======== MATERIAL PROVIDED
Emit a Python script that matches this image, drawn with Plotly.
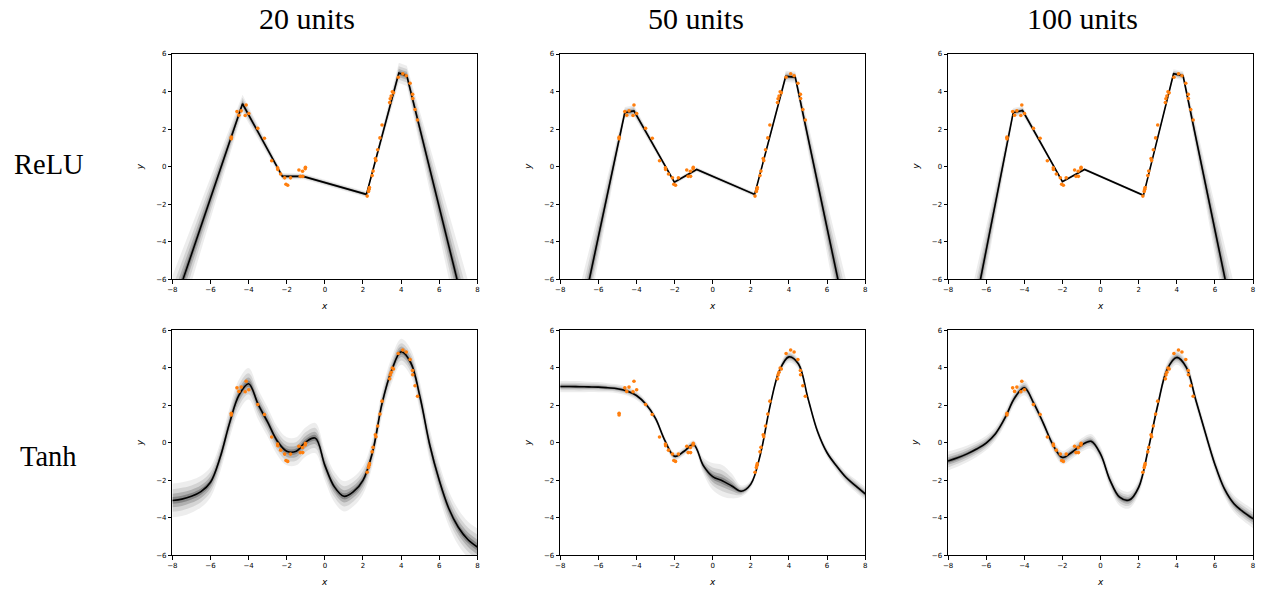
import plotly.graph_objects as go

# ---------------- data ----------------
col_titles = ["20 units", "50 units", "100 units"]
row_titles = ["ReLU", "Tanh"]

x_ticks = [-8, -6, -4, -2, 0, 2, 4, 6, 8]
y_ticks = [-6, -4, -2, 0, 2, 4, 6]

obs_x = [-4.91, -4.91, -4.61, -4.51, -4.39, -4.13, -4.18, -3.99, -3.52, -3.17, -2.79, -2.48,
         -2.47, -2.32, -2.11, -2.04, -1.95, -1.80, -1.36, -1.29, -1.17, -1.16, -1.03, -1.02,
         2.22, 2.29, 2.32, 2.34, 2.48, 2.53, 2.65, 2.68, 2.77, 2.89, 3.00, 3.40,
         3.43, 3.48, 3.54, 3.60, 3.85, 4.09, 4.27, 4.47, 4.60, 4.61, 4.73, 4.86]
obs_y = [1.57, 1.48, 2.93, 2.74, 2.97, 3.28, 2.72, 2.83, 2.04, 1.51, 0.31, -0.06,
         -0.15, -0.39, -0.60, -0.94, -0.99, -0.60, -0.18, -0.52, -0.25, -0.52, -0.11, -0.03,
         -1.57, -1.32, -1.20, -1.11, -0.48, -0.24, 0.43, 0.32, 0.90, 1.53, 2.22, 3.41,
         3.62, 3.76, 3.99, 3.93, 4.76, 4.95, 4.84, 4.44, 3.85, 3.63, 3.04, 2.48]

# ReLU, 20 units
relu20_x = [-8, -4.32, -2.23, -1.14, 2.18, 3.88, 4.30, 8]
relu20_mean = [-7.68, 3.35, -0.52, -0.52, -1.48, 4.99, 4.84, -10.4]
relu20_std = [0.62, 0.16, 0.06, 0.05, 0.05, 0.18, 0.18, 0.86]

# ReLU, 50 units
relu50_x = [-8, -4.61, -4.13, -2.01, -0.84, 2.20, 3.83, 4.33, 8]
relu50_mean = [-13.3, 2.88, 2.97, -0.83, -0.15, -1.48, 4.81, 4.77, -12.9]
relu50_std = [0.9, 0.1, 0.1, 0.04, 0.04, 0.04, 0.1, 0.1, 0.9]

# ReLU, 100 units
relu100_x = [-8, -4.58, -4.09, -2.00, -0.84, 2.25, 3.83, 4.33, 8]
relu100_mean = [-14.8, 2.88, 2.99, -0.80, -0.15, -1.53, 4.95, 4.84, -13.2]
relu100_std = [0.9, 0.08, 0.08, 0.03, 0.03, 0.03, 0.08, 0.08, 0.9]

# Tanh panels share an evenly spaced grid of x knots
tanh_x = [-8, -7.5, -7, -6.5, -6, -5.5, -5, -4.5, -4, -3.5, -3, -2.5, -2, -1.5, -1, -0.5,
          0, 0.5, 1, 1.5, 2, 2.5, 3, 3.5, 4, 4.5, 5, 5.5, 6, 6.5, 7, 7.5, 8]

# Tanh, 20 units
tanh20_mean = [-3.07, -3.0, -2.85, -2.6, -2.1, -0.8, 1.05, 2.55, 3.15, 2.05, 1.1, 0.1,
               -0.45, -0.45, 0.05, 0.25, -1.2, -2.35, -2.85, -2.6, -2.0, -0.5, 2.1, 3.85,
               4.85, 4.28, 2.4, -0.1, -2.0, -3.5, -4.5, -5.15, -5.55]
tanh20_std = [0.3, 0.3, 0.29, 0.28, 0.27, 0.26, 0.27, 0.28, 0.28, 0.27, 0.26, 0.25, 0.25,
              0.25, 0.26, 0.27, 0.27, 0.27, 0.27, 0.26, 0.25, 0.24, 0.23, 0.23, 0.23, 0.24,
              0.26, 0.28, 0.3, 0.31, 0.32, 0.32, 0.33]

# Tanh, 50 units
tanh50_mean = [3.0, 3.0, 2.99, 2.98, 2.97, 2.93, 2.88, 2.76, 2.52, 2.05, 1.3, 0.1, -0.72,
               -0.45, -0.1, -1.2, -1.8, -2.02, -2.3, -2.58, -2.2, -0.62, 1.92, 3.85, 4.58,
               4.2, 2.36, 0.6, -0.53, -1.24, -1.85, -2.29, -2.72]
tanh50_std = [0.1, 0.1, 0.1, 0.09, 0.09, 0.08, 0.08, 0.08, 0.08, 0.07, 0.07, 0.07, 0.07,
              0.07, 0.08, 0.14, 0.24, 0.28, 0.22, 0.1, 0.07, 0.07, 0.07, 0.08, 0.1, 0.09,
              0.08, 0.08, 0.08, 0.09, 0.1, 0.11, 0.12]

# Tanh, 100 units
tanh100_mean = [-0.97, -0.8, -0.59, -0.33, -0.01, 0.5, 1.35, 2.4, 2.93, 2.1, 1.04, -0.1,
                -0.78, -0.5, -0.12, 0.08, -0.6, -2.0, -2.9, -3.05, -2.37, -0.36, 2.0, 3.93,
                4.55, 4.02, 2.27, 0.52, -1.15, -2.46, -3.25, -3.69, -4.04]
tanh100_std = [0.17, 0.16, 0.15, 0.14, 0.13, 0.12, 0.12, 0.12, 0.13, 0.12, 0.11, 0.11, 0.12,
               0.12, 0.12, 0.13, 0.13, 0.14, 0.15, 0.15, 0.13, 0.11, 0.11, 0.12, 0.13, 0.13,
               0.12, 0.12, 0.13, 0.14, 0.15, 0.16, 0.17]

# ---------------- figure ----------------
W, H = 1262, 590
panels = [
    (relu20_x, relu20_mean, relu20_std, "linear"),
    (relu50_x, relu50_mean, relu50_std, "linear"),
    (relu100_x, relu100_mean, relu100_std, "linear"),
    (tanh_x, tanh20_mean, tanh20_std, "spline"),
    (tanh_x, tanh50_mean, tanh50_std, "spline"),
    (tanh_x, tanh100_mean, tanh100_std, "spline"),
]

col_px = [(168.3, 475.0), (558.3, 865.0), (948.3, 1255.0)]
row_px = [(50.7, 279.0), (330.7, 559.0)]
title_cx = [304, 695, 1084]
row_cy = [163, 459]

band_levels = [(3.0, 0.07), (2.0, 0.1), (1.2, 0.17), (0.6, 0.24)]

fig = go.Figure()
layout_axes = {}
for i, (xs, ys, ss, shape) in enumerate(panels):
    n = i + 1
    xa = "x" if n == 1 else f"x{n}"
    ya = "y" if n == 1 else f"y{n}"
    for k, a in band_levels:
        lo = [y - k * s for y, s in zip(ys, ss)]
        hi = [y + k * s for y, s in zip(ys, ss)]
        fig.add_trace(go.Scatter(x=xs, y=lo, mode="lines", line=dict(width=0, shape=shape),
                                 hoverinfo="skip", showlegend=False, xaxis=xa, yaxis=ya))
        fig.add_trace(go.Scatter(x=xs, y=hi, mode="lines", line=dict(width=0, shape=shape),
                                 fill="tonexty", fillcolor=f"rgba(0,0,0,{a})",
                                 hoverinfo="skip", showlegend=False, xaxis=xa, yaxis=ya))
    fig.add_trace(go.Scatter(x=xs, y=ys, mode="lines",
                             line=dict(color="black", width=1.6, shape=shape),
                             showlegend=False, xaxis=xa, yaxis=ya))
    fig.add_trace(go.Scatter(x=obs_x, y=obs_y, mode="markers",
                             marker=dict(color="#ff7f0e", size=3.6, line=dict(width=0)),
                             showlegend=False, xaxis=xa, yaxis=ya))

    c, r = i % 3, i // 3
    x0, x1 = col_px[c]
    yt, yb = row_px[r]
    axcommon = dict(showline=True, linecolor="black", linewidth=1, mirror=True,
                    ticks="outside", ticklen=3.5, tickwidth=0.8, tickcolor="black",
                    showgrid=False, zeroline=False,
                    tickfont=dict(family="DejaVu Sans", size=7, color="black"))
    layout_axes["xaxis" if n == 1 else f"xaxis{n}"] = dict(
        domain=[x0 / W, x1 / W], anchor=ya, range=[-8, 8], tickvals=x_ticks, **axcommon)
    layout_axes["yaxis" if n == 1 else f"yaxis{n}"] = dict(
        domain=[1 - yb / H, 1 - yt / H], anchor=xa, range=[-6, 6], tickvals=y_ticks, **axcommon)

fig.update_layout(width=W, height=H, margin=dict(l=0, r=0, t=0, b=0),
                  paper_bgcolor="white", plot_bgcolor="white", **layout_axes)

annotations = []
for c, t in enumerate(col_titles):
    annotations.append(dict(text=t, x=title_cx[c] / W, y=1 - 15 / H,
                            xref="paper", yref="paper", showarrow=False,
                            xanchor="center", yanchor="middle",
                            font=dict(family="Liberation Serif", size=30, color="black")))
for r, t in enumerate(row_titles):
    annotations.append(dict(text=t, x=44 / W, y=1 - row_cy[r] / H,
                            xref="paper", yref="paper", showarrow=False,
                            xanchor="center", yanchor="middle",
                            font=dict(family="Liberation Serif", size=28.5, color="black")))
for r in range(2):
    for c in range(3):
        annotations.append(dict(text="<i>x</i>", x=(col_px[c][0] + col_px[c][1]) / 2 / W,
                                y=1 - (306 if r == 0 else 586) / H,
                                xref="paper", yref="paper", showarrow=False,
                                xanchor="center", yanchor="middle",
                                font=dict(family="DejaVu Sans", size=9, color="black")))
        annotations.append(dict(text="<i>y</i>", x=(col_px[c][0] - 33) / W,
                                y=1 - ((row_px[r][0] + row_px[r][1]) / 2) / H,
                                xref="paper", yref="paper", showarrow=False, textangle=-90,
                                xanchor="center", yanchor="middle",
                                font=dict(family="DejaVu Sans", size=9, color="black")))
fig.update_layout(annotations=annotations)

fig.write_html("out.html")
================
| CHALLENGE |
Exactly as written, please give again the lines from the beginning of the listing through the line containing "relu20_std = [0.62, 0.16, 0.06, 0.05, 0.05, 0.18, 0.18, 0.86]", inclusive, without any pictures.

| CORRECT RESPONSE |
Emit a Python script that matches this image, drawn with Plotly.
import plotly.graph_objects as go

# ---------------- data ----------------
col_titles = ["20 units", "50 units", "100 units"]
row_titles = ["ReLU", "Tanh"]

x_ticks = [-8, -6, -4, -2, 0, 2, 4, 6, 8]
y_ticks = [-6, -4, -2, 0, 2, 4, 6]

obs_x = [-4.91, -4.91, -4.61, -4.51, -4.39, -4.13, -4.18, -3.99, -3.52, -3.17, -2.79, -2.48,
         -2.47, -2.32, -2.11, -2.04, -1.95, -1.80, -1.36, -1.29, -1.17, -1.16, -1.03, -1.02,
         2.22, 2.29, 2.32, 2.34, 2.48, 2.53, 2.65, 2.68, 2.77, 2.89, 3.00, 3.40,
         3.43, 3.48, 3.54, 3.60, 3.85, 4.09, 4.27, 4.47, 4.60, 4.61, 4.73, 4.86]
obs_y = [1.57, 1.48, 2.93, 2.74, 2.97, 3.28, 2.72, 2.83, 2.04, 1.51, 0.31, -0.06,
         -0.15, -0.39, -0.60, -0.94, -0.99, -0.60, -0.18, -0.52, -0.25, -0.52, -0.11, -0.03,
         -1.57, -1.32, -1.20, -1.11, -0.48, -0.24, 0.43, 0.32, 0.90, 1.53, 2.22, 3.41,
         3.62, 3.76, 3.99, 3.93, 4.76, 4.95, 4.84, 4.44, 3.85, 3.63, 3.04, 2.48]

# ReLU, 20 units
relu20_x = [-8, -4.32, -2.23, -1.14, 2.18, 3.88, 4.30, 8]
relu20_mean = [-7.68, 3.35, -0.52, -0.52, -1.48, 4.99, 4.84, -10.4]
relu20_std = [0.62, 0.16, 0.06, 0.05, 0.05, 0.18, 0.18, 0.86]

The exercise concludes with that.